La radio

Tous les matins, au réveil, la radio est allumée dans la cuisine. Ça parle, ça se dispute, ça raconte… Ça peut être une chronique sur France Inter, une interview sur Europe 1, ça peut être un politique qui vient faire la promotion de son dernier album ou un chanteur qui veut nous expliquer à quel point le gouvernement est mauvais, un humoriste pas drôle ou un bulletin météo rigolo, l’essentiel, c’est que ça parle. Des voix, parfois un peu de musique, pas trop, parfois un peu de pub, toujours trop, quoi qu’on écoute, quoi qu’on regarde, quoi qu’on lise, il y a toujours trop de pub, c’est dans la nature de la pub d’être trop. L’illusion d’une compagnie pour meubler la solitude d’un foyer vide.
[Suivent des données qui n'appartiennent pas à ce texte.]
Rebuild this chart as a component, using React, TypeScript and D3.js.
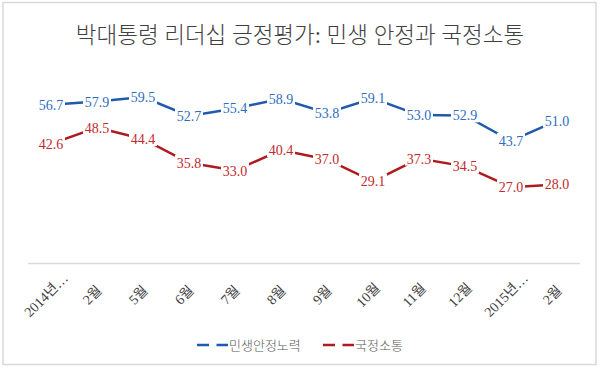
import React from "react";
import * as d3 from "d3";

// chart data
const categories = ["2014년…", "2월", "5월", "6월", "7월", "8월", "9월", "10월", "11월", "12월", "2015년…", "2월"];
const livelihood = [56.7, 57.9, 59.5, 52.7, 55.4, 58.9, 53.8, 59.1, 53.0, 52.9, 43.7, 51.0];
const communication = [42.6, 48.5, 44.4, 35.8, 33.0, 40.4, 37.0, 29.1, 37.3, 34.5, 27.0, 28.0];
const seriesNames = ["민생안정노력", "국정소통"];

const WIDTH = 600;
const HEIGHT = 369;
const FONT = "'Liberation Serif', 'Noto Sans CJK KR', serif";

const series = [
  { name: seriesNames[0], values: livelihood, line: "#1f5bac", text: "#2f6cc0" },
  { name: seriesNames[1], values: communication, line: "#ae1b1f", text: "#bf2a2e" },
];

export default function App() {
  const x = d3.scalePoint<number>()
    .domain(d3.range(categories.length))
    .range([28, 580])
    .padding(0.5);

  const y = d3.scaleLinear().domain([0, 70]).range([262, 68]);

  const line = d3.line<number>()
    .x((d, i) => x(i) as number)
    .y((d) => y(d));

  return (
    <svg width={WIDTH} height={HEIGHT} style={{ position: "absolute", left: 0, top: 0, background: "#fff" }}>
      <rect x={3} y={2.5} width={593} height={362} fill="#fff" stroke="#d9d9d9" strokeWidth={1.5} />
      <text x={300} y={43} textAnchor="middle" fontSize={22.5} fontWeight={300} fill="#404040" fontFamily={FONT}>
        박대통령 리더십 긍정평가: 민생 안정과 국정소통
      </text>

      {/* x axis */}
      <line x1={28} x2={580} y1={263.5} y2={263.5} stroke="#d9d9d9" strokeWidth={1.5} />
      {categories.map((c, i) => (
        <text
          key={"c" + i}
          transform={"translate(" + ((x(i) as number) - 5) + ",295) rotate(-45)"}
          textAnchor="middle"
          dy="0.35em"
          fontSize={14}
          fill="#404040"
          fontFamily={FONT}
        >
          {c}
        </text>
      ))}

      {series.map((s) => (
        <g key={s.name}>
          <path d={line(s.values) || ""} fill="none" stroke={s.line} strokeWidth={2.5} />
          {s.values.map((v, i) => (
            <g key={i} transform={"translate(" + x(i) + "," + y(v) + ")"}>
              <rect x={-14} y={-8} width={28} height={15} fill="#fff" />
              <text y={5} textAnchor="middle" fontSize={14} fill={s.text} fontFamily={FONT}>
                {v.toFixed(1)}
              </text>
            </g>
          ))}
        </g>
      ))}

      {/* legend */}
      {series.map((s, k) => {
        const lx = k === 0 ? 197 : 323;
        return (
          <g key={"l" + k}>
            <line x1={lx} x2={lx + 31} y1={345} y2={345} stroke={s.line} strokeWidth={2.5} strokeDasharray="12,7.5" />
            <text x={lx + 32} y={350} fontSize={13} fontWeight={300} fill="#595959" fontFamily={FONT}>
              {s.name}
            </text>
          </g>
        );
      })}
    </svg>
  );
}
Plus tard, quand la vie a rendu le foyer un peu moins vide, toujours la radio. Le matin, juste le matin, mais tous les matin, chaque matin. Une habitude, un besoin, un interlocuteur est là mais il est taiseux, sa parole est rare quand on ne l’interroge pas sur un de ses sujets de prédilection, et ceux-ci sont assez spécifiques pour exclure la discussion banale, les mots de tous les jours. La radio comble les besoins de bavardage, les besoins d’écoute, quand on n’entend pas les gens, on entend les ondes. Une voix, une vie. Vous avez l’impression que personne ne l’écoute, vous essayez de l’éteindre ? Malheureux, quelle idée, surtout pas, cette voix qui remplit le silence est un besoin vital ! Toujours allumée, toujours là, fidèle au poste, on se fiche des mots tant que les ondes les apportent, on se fiche des ondes tant que les mots sont là.

Et puis, un jour, la radio s’éteignit. Définitivement. Une panne de l’appareil ? Une panne de l’émetteur ? Non… en fait, ça faisait longtemps qu’il n’y avait plus personne pour les écouter, il n’y avait maintenant plus personne pour entendre ces mots qui voguaient sur les ondes… alors la radio s’était tue, elle avait enfin laissé revenir le silence. Au-revoir, les mots. Au-revoir, les bavardages. Au-revoir, tous les jacassants de l’autre côté de l’appareil. Celle qui vous entendait était partie, elle ne vous écoutait pas vraiment, maintenant elle ne vous entendra plus. Éteignez la radio, vous ne la troublerez plus…



Une réponse à « La radio »

  1. Joliment dit…
    J’apprécie beaucoup l’humour qui s’en dégage, et une poésie douce et délicate, un tout petit peu surréaliste.